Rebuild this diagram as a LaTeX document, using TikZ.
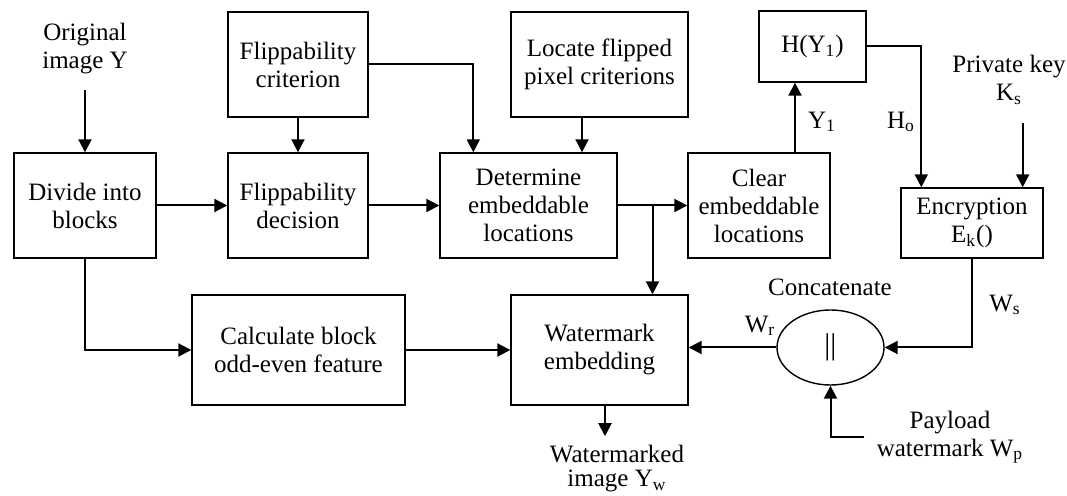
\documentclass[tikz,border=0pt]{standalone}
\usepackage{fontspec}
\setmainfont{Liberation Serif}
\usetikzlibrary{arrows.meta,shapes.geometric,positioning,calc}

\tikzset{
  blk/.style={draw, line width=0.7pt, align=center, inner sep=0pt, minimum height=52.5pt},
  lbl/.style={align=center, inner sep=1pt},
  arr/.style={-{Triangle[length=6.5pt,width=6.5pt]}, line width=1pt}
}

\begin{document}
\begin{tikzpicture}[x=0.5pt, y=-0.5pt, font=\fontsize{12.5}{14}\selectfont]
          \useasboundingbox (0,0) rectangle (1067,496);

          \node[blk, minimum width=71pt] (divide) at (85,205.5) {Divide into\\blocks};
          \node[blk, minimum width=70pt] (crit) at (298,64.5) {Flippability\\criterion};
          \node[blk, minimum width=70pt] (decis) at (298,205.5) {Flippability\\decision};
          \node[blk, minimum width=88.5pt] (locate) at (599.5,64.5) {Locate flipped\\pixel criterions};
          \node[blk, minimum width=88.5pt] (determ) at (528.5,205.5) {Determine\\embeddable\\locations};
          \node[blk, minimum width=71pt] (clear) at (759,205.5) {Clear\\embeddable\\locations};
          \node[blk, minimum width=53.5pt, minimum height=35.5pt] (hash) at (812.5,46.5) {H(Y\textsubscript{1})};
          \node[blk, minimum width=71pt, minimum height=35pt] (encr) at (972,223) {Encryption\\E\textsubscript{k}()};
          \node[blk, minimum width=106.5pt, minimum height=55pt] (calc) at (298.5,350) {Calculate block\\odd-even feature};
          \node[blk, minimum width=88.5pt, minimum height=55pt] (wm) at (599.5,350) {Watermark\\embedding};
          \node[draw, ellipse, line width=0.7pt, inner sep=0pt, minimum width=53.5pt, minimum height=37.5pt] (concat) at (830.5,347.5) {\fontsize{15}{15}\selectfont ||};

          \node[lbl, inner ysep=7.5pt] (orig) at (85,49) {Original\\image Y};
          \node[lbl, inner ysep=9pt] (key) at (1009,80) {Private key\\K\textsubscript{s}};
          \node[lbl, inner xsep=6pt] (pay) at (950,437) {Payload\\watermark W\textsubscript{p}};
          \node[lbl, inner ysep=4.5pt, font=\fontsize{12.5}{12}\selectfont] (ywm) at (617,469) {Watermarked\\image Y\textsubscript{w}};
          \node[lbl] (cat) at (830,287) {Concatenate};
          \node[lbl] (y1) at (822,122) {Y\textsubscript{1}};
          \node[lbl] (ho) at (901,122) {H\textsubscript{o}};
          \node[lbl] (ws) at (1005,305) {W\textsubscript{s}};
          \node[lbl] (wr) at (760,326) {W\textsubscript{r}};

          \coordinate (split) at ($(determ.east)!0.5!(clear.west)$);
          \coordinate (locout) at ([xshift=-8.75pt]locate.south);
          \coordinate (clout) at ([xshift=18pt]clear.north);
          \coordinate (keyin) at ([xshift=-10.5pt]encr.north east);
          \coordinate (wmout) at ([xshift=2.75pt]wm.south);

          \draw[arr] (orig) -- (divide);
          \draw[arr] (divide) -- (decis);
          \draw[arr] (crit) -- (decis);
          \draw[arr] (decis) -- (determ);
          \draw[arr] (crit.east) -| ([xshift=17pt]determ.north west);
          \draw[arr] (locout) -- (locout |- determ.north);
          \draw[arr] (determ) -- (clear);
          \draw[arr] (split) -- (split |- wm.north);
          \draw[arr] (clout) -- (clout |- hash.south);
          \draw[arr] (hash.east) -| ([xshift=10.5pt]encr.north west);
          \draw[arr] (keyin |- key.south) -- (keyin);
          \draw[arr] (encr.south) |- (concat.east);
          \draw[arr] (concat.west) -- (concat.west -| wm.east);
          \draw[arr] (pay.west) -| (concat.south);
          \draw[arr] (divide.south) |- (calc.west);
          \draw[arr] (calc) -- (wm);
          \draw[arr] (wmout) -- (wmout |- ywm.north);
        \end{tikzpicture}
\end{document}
---
Omit every picture, then reproduce the rest of the listing exactly.

Rebuild this diagram as a LaTeX document, using TikZ.
\documentclass[tikz,border=0pt]{standalone}
\usepackage{fontspec}
\setmainfont{Liberation Serif}
\usetikzlibrary{arrows.meta,shapes.geometric,positioning,calc}

\tikzset{
  blk/.style={draw, line width=0.7pt, align=center, inner sep=0pt, minimum height=52.5pt},
  lbl/.style={align=center, inner sep=1pt},
  arr/.style={-{Triangle[length=6.5pt,width=6.5pt]}, line width=1pt}
}

\begin{document}
\begin{tikzpicture}[x=0.5pt, y=-0.5pt, font=\fontsize{12.5}{14}\selectfont]
          \useasboundingbox (0,0) rectangle (1067,496);

          \node[blk, minimum width=71pt] (divide) at (85,205.5) {Divide into\\blocks};
          \node[blk, minimum width=70pt] (crit) at (298,64.5) {Flippability\\criterion};
          \node[blk, minimum width=70pt] (decis) at (298,205.5) {Flippability\\decision};
          \node[blk, minimum width=88.5pt] (locate) at (599.5,64.5) {Locate flipped\\pixel criterions};
          \node[blk, minimum width=88.5pt] (determ) at (528.5,205.5) {Determine\\embeddable\\locations};
          \node[blk, minimum width=71pt] (clear) at (759,205.5) {Clear\\embeddable\\locations};
          \node[blk, minimum width=53.5pt, minimum height=35.5pt] (hash) at (812.5,46.5) {H(Y\textsubscript{1})};
          \node[blk, minimum width=71pt, minimum height=35pt] (encr) at (972,223) {Encryption\\E\textsubscript{k}()};
          \node[blk, minimum width=106.5pt, minimum height=55pt] (calc) at (298.5,350) {Calculate block\\odd-even feature};
          \node[blk, minimum width=88.5pt, minimum height=55pt] (wm) at (599.5,350) {Watermark\\embedding};
          \node[draw, ellipse, line width=0.7pt, inner sep=0pt, minimum width=53.5pt, minimum height=37.5pt] (concat) at (830.5,347.5) {\fontsize{15}{15}\selectfont ||};

          \node[lbl, inner ysep=7.5pt] (orig) at (85,49) {Original\\image Y};
          \node[lbl, inner ysep=9pt] (key) at (1009,80) {Private key\\K\textsubscript{s}};
          \node[lbl, inner xsep=6pt] (pay) at (950,437) {Payload\\watermark W\textsubscript{p}};
          \node[lbl, inner ysep=4.5pt, font=\fontsize{12.5}{12}\selectfont] (ywm) at (617,469) {Watermarked\\image Y\textsubscript{w}};
          \node[lbl] (cat) at (830,287) {Concatenate};
          \node[lbl] (y1) at (822,122) {Y\textsubscript{1}};
          \node[lbl] (ho) at (901,122) {H\textsubscript{o}};
          \node[lbl] (ws) at (1005,305) {W\textsubscript{s}};
          \node[lbl] (wr) at (760,326) {W\textsubscript{r}};

          \coordinate (split) at ($(determ.east)!0.5!(clear.west)$);
          \coordinate (locout) at ([xshift=-8.75pt]locate.south);
          \coordinate (clout) at ([xshift=18pt]clear.north);
          \coordinate (keyin) at ([xshift=-10.5pt]encr.north east);
          \coordinate (wmout) at ([xshift=2.75pt]wm.south);

          \draw[arr] (orig) -- (divide);
          \draw[arr] (divide) -- (decis);
          \draw[arr] (crit) -- (decis);
          \draw[arr] (decis) -- (determ);
          \draw[arr] (crit.east) -| ([xshift=17pt]determ.north west);
          \draw[arr] (locout) -- (locout |- determ.north);
          \draw[arr] (determ) -- (clear);
          \draw[arr] (split) -- (split |- wm.north);
          \draw[arr] (clout) -- (clout |- hash.south);
          \draw[arr] (hash.east) -| ([xshift=10.5pt]encr.north west);
          \draw[arr] (keyin |- key.south) -- (keyin);
          \draw[arr] (encr.south) |- (concat.east);
          \draw[arr] (concat.west) -- (concat.west -| wm.east);
          \draw[arr] (pay.west) -| (concat.south);
          \draw[arr] (divide.south) |- (calc.west);
          \draw[arr] (calc) -- (wm);
          \draw[arr] (wmout) -- (wmout |- ywm.north);
        \end{tikzpicture}
\end{document}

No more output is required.